Approximately 60 percent of the athletes around the world now speak or understand English, according to the sports interviews I have heard. It might be a slow process; however, if the obstinate politicians can agree to such an idea, it should be brought up at the United Nations.
BOE members have priorities backwards
Thank you for exposing the Department of Education's financial carelessness through the organization of your paper on Aug. 8. After reading your side-by-side articles, I was appalled.

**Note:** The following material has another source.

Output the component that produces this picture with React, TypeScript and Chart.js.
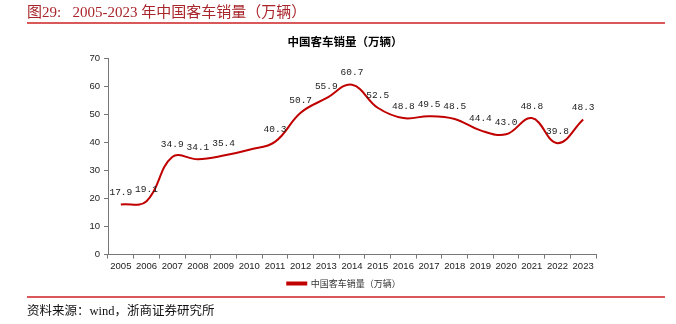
import React, { useEffect, useRef } from "react";
import { Chart, registerables } from "chart.js";

Chart.register(...registerables);

const years = ["2005","2006","2007","2008","2009","2010","2011","2012","2013","2014","2015","2016","2017","2018","2019","2020","2021","2022","2023"];
const sales = [17.9, 19.1, 34.9, 34.1, 35.4, 37.5, 40.3, 50.7, 55.9, 60.7, 52.5, 48.8, 49.5, 48.5, 44.4, 43.0, 48.8, 39.8, 48.3];
const labeled = [true, true, true, true, true, false, true, true, true, true, true, true, true, true, true, true, true, true, true];
const seriesName = "中国客车销量（万辆）";
const chartTitle = "中国客车销量（万辆）";
const headerText = "图29:\u00a0\u00a0\u00a02005-2023 年中国客车销量（万辆）";
const sourceText = "资料来源：wind，浙商证券研究所";

const LINE_RED = "#c00000";

const valueLabels = {
  id: "valueLabels",
  afterDatasetsDraw(chart: any) {
    const ctx = chart.ctx;
    const meta = chart.getDatasetMeta(0);
    ctx.save();
    ctx.font = "9.5px 'Liberation Mono', 'DejaVu Sans Mono', monospace";
    ctx.fillStyle = "#222";
    ctx.textAlign = "center";
    ctx.textBaseline = "middle";
    meta.data.forEach((pt: any, i: number) => {
      if (!labeled[i]) return;
      ctx.fillText(sales[i].toFixed(1), pt.x, pt.y - 12);
    });
    ctx.restore();
  },
};

const boxShift = {
  id: "boxShift",
  afterLayout(chart: any) {
    const lg = chart.legend;
    if (lg) {
      lg.left += 7;
      lg.right += 7;
    }
    const tb = chart.titleBlock;
    if (tb) {
      tb.left += 8;
      tb.right += 8;
    }
  },
};

export default function App() {
  const ref = useRef<HTMLCanvasElement | null>(null);
  useEffect(() => {
    if (!ref.current) return;
    const chart = new Chart(ref.current, {
      type: "line",
      data: {
        labels: years,
        datasets: [
          {
            label: seriesName,
            data: sales,
            borderColor: LINE_RED,
            backgroundColor: LINE_RED,
            borderWidth: 2,
            tension: 0.4,
            pointRadius: 0,
            fill: false,
          },
        ],
      },
      options: {
        responsive: false,
        animation: false,
        devicePixelRatio: 1,
        layout: { padding: { top: 35, bottom: 26, left: 78, right: 80 } },
        plugins: {
          title: {
            display: true,
            text: chartTitle,
            color: "#000",
            font: { size: 11.5, weight: "bold", family: "'Noto Sans CJK SC', sans-serif" },
            padding: { top: 0, bottom: 10 },
          },
          legend: {
            display: true,
            position: "bottom",
            labels: {
              boxWidth: 19,
              boxHeight: 2,
              padding: 5,
              color: "#333",
              font: { size: 9, family: "'Noto Sans CJK SC', sans-serif" },
            },
          },
          tooltip: { enabled: false },
        },
        scales: {
          x: {
            offset: true,
            grid: {
              offset: true,
              drawOnChartArea: false,
              drawTicks: true,
              tickLength: 4,
              color: "#777",
            },
            border: { display: true, color: "#777", width: 1 },
            ticks: {
              color: "#222",
              font: { size: 9.5, family: "'Liberation Sans', Arial, sans-serif" },
              padding: 2,
              maxRotation: 0,
              autoSkip: false,
            },
          },
          y: {
            min: 0,
            max: 70,
            afterFit(scale: any) {
              scale.width = 30;
            },
            grid: {
              drawOnChartArea: false,
              drawTicks: true,
              tickLength: 4,
              color: "#777",
            },
            border: { display: true, color: "#777", width: 1 },
            ticks: {
              stepSize: 10,
              color: "#222",
              padding: 4,
              font: { size: 9.5, family: "'Liberation Sans', Arial, sans-serif" },
            },
          },
        },
      },
      plugins: [valueLabels, boxShift],
    });
    return () => chart.destroy();
  }, []);

  return (
    <div style={{ position: "fixed", left: 0, top: 0, width: 676, height: 324, background: "#fff" }}>
      <canvas ref={ref} width={676} height={324} style={{ position: "absolute", left: 0, top: 0, width: 676, height: 324 }} />
      <div
        style={{
          position: "absolute",
          left: 27,
          top: 3,
          fontFamily: "'Liberation Serif', 'Noto Sans CJK SC', serif",
          fontSize: 15,
          color: "#a8252b",
          whiteSpace: "nowrap",
          lineHeight: "18px",
        }}
      >
        {headerText}
      </div>
      <div style={{ position: "absolute", left: 27, top: 22, width: 638, height: 2, background: "#d9595b" }} />
      <div style={{ position: "absolute", left: 27, top: 296, width: 638, height: 1.5, background: "#d9595b" }} />
      <div
        style={{
          position: "absolute",
          left: 27,
          top: 302,
          fontFamily: "'Liberation Serif', 'Noto Sans CJK SC', serif",
          fontSize: 12.5,
          color: "#111",
          whiteSpace: "nowrap",
          lineHeight: "18px",
        }}
      >
        {sourceText}
      </div>
    </div>
  );
}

The first article outlined Gov. Linda Lingle's demands to the Board of Education for specific numbers on expenses for a trip taken in June. The BOE sent 651 individuals to Disney World Resort on Hawaii taxpayer money. The total estimated expense for this mass vacation was in excess of $1 million. That article ran right above a second article talking about the DOE's proposed budget cutbacks. Among the cutback victims was junior varsity sports, budgeted at $1 million per year. This hit home for me. Like many other former student-athletes, JV was as good as it got for me, but it allowed me to continue playing soccer, kept me in shape, productive and out of trouble during after-school hours.
After reading the two articles back to back, I couldn't believe that taxpayer money budgeted for the benefit of our children might leave our youngsters without JV sports (among other things) while 651 individuals got to have fun in the Florida sun with Mickey Mouse!